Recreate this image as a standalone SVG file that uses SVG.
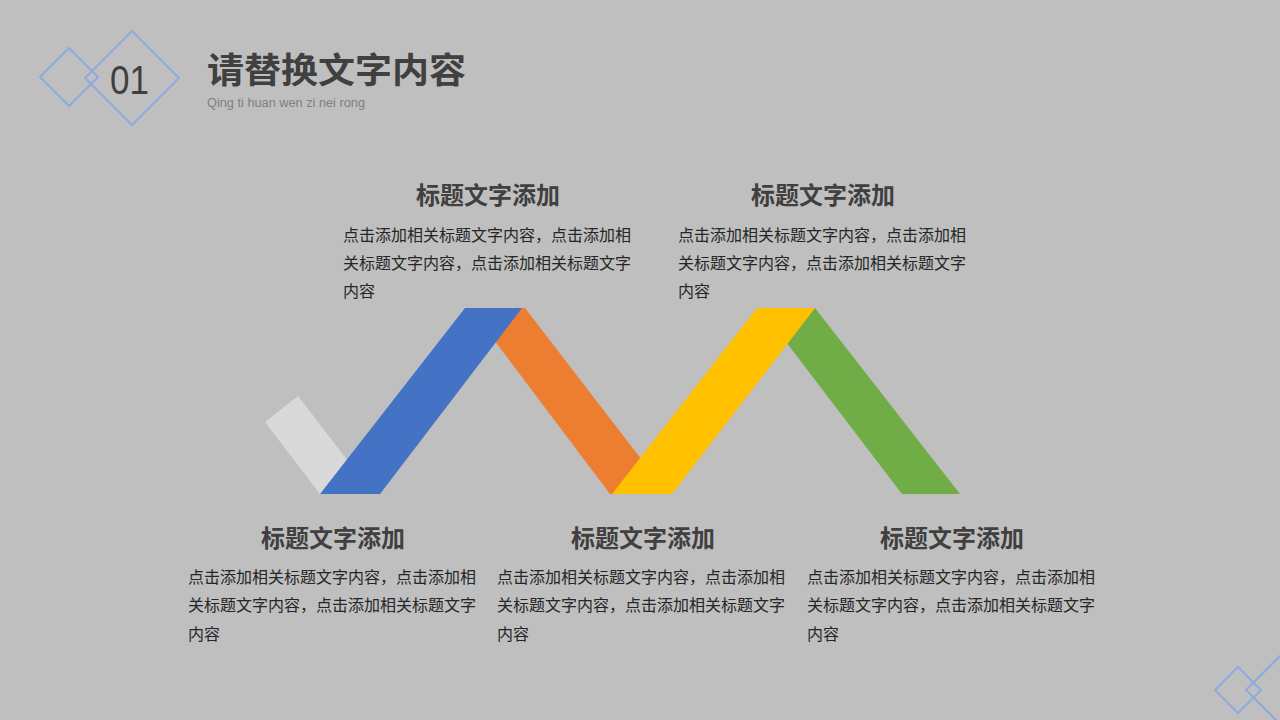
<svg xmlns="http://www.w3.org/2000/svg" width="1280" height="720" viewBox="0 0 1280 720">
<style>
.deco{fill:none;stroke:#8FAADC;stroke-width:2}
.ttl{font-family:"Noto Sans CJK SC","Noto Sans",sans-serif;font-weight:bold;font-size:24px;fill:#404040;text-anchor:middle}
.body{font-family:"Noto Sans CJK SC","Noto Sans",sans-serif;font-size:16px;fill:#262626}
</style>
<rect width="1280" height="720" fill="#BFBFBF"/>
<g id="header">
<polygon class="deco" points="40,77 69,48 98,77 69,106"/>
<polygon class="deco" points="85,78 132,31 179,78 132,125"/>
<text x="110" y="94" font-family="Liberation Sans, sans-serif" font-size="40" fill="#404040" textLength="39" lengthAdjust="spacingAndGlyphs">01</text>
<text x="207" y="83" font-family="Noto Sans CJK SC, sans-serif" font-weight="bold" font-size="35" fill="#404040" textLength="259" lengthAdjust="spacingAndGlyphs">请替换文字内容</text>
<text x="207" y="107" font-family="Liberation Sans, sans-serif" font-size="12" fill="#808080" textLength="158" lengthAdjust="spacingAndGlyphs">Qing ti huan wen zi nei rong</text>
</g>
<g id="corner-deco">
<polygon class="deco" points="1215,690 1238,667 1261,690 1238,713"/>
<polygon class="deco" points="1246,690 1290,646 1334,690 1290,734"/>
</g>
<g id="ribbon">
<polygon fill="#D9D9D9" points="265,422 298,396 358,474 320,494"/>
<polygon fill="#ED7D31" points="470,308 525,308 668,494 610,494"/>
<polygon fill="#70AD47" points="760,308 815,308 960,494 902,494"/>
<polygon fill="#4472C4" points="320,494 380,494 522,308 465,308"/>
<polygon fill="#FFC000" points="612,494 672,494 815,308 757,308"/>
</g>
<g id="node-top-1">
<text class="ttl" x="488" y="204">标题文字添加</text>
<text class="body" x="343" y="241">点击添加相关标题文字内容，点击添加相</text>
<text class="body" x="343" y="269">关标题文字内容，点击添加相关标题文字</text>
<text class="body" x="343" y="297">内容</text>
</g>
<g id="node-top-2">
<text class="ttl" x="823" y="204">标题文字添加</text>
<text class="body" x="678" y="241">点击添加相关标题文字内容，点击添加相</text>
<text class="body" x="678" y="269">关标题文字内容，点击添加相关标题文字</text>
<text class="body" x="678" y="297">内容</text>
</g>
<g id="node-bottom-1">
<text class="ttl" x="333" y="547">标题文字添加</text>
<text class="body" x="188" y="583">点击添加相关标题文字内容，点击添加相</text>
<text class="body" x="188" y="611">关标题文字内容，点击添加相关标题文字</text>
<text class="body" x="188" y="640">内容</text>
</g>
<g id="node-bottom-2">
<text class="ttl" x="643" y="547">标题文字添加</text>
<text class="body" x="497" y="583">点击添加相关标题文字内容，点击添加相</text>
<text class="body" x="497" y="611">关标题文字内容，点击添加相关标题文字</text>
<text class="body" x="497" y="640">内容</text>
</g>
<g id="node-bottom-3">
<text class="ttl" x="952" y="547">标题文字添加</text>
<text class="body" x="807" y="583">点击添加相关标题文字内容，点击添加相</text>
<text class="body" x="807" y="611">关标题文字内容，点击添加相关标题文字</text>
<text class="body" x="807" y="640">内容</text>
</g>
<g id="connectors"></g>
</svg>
= = =
## Problem to solve
Copy the material exactly. Do not include the pictures.

## Solution to the problem
Recreate this image as a standalone SVG file that uses SVG.
<svg xmlns="http://www.w3.org/2000/svg" width="1280" height="720" viewBox="0 0 1280 720">
<style>
.deco{fill:none;stroke:#8FAADC;stroke-width:2}
.ttl{font-family:"Noto Sans CJK SC","Noto Sans",sans-serif;font-weight:bold;font-size:24px;fill:#404040;text-anchor:middle}
.body{font-family:"Noto Sans CJK SC","Noto Sans",sans-serif;font-size:16px;fill:#262626}
</style>
<rect width="1280" height="720" fill="#BFBFBF"/>
<g id="header">
<polygon class="deco" points="40,77 69,48 98,77 69,106"/>
<polygon class="deco" points="85,78 132,31 179,78 132,125"/>
<text x="110" y="94" font-family="Liberation Sans, sans-serif" font-size="40" fill="#404040" textLength="39" lengthAdjust="spacingAndGlyphs">01</text>
<text x="207" y="83" font-family="Noto Sans CJK SC, sans-serif" font-weight="bold" font-size="35" fill="#404040" textLength="259" lengthAdjust="spacingAndGlyphs">请替换文字内容</text>
<text x="207" y="107" font-family="Liberation Sans, sans-serif" font-size="12" fill="#808080" textLength="158" lengthAdjust="spacingAndGlyphs">Qing ti huan wen zi nei rong</text>
</g>
<g id="corner-deco">
<polygon class="deco" points="1215,690 1238,667 1261,690 1238,713"/>
<polygon class="deco" points="1246,690 1290,646 1334,690 1290,734"/>
</g>
<g id="ribbon">
<polygon fill="#D9D9D9" points="265,422 298,396 358,474 320,494"/>
<polygon fill="#ED7D31" points="470,308 525,308 668,494 610,494"/>
<polygon fill="#70AD47" points="760,308 815,308 960,494 902,494"/>
<polygon fill="#4472C4" points="320,494 380,494 522,308 465,308"/>
<polygon fill="#FFC000" points="612,494 672,494 815,308 757,308"/>
</g>
<g id="node-top-1">
<text class="ttl" x="488" y="204">标题文字添加</text>
<text class="body" x="343" y="241">点击添加相关标题文字内容，点击添加相</text>
<text class="body" x="343" y="269">关标题文字内容，点击添加相关标题文字</text>
<text class="body" x="343" y="297">内容</text>
</g>
<g id="node-top-2">
<text class="ttl" x="823" y="204">标题文字添加</text>
<text class="body" x="678" y="241">点击添加相关标题文字内容，点击添加相</text>
<text class="body" x="678" y="269">关标题文字内容，点击添加相关标题文字</text>
<text class="body" x="678" y="297">内容</text>
</g>
<g id="node-bottom-1">
<text class="ttl" x="333" y="547">标题文字添加</text>
<text class="body" x="188" y="583">点击添加相关标题文字内容，点击添加相</text>
<text class="body" x="188" y="611">关标题文字内容，点击添加相关标题文字</text>
<text class="body" x="188" y="640">内容</text>
</g>
<g id="node-bottom-2">
<text class="ttl" x="643" y="547">标题文字添加</text>
<text class="body" x="497" y="583">点击添加相关标题文字内容，点击添加相</text>
<text class="body" x="497" y="611">关标题文字内容，点击添加相关标题文字</text>
<text class="body" x="497" y="640">内容</text>
</g>
<g id="node-bottom-3">
<text class="ttl" x="952" y="547">标题文字添加</text>
<text class="body" x="807" y="583">点击添加相关标题文字内容，点击添加相</text>
<text class="body" x="807" y="611">关标题文字内容，点击添加相关标题文字</text>
<text class="body" x="807" y="640">内容</text>
</g>
<g id="connectors"></g>
</svg>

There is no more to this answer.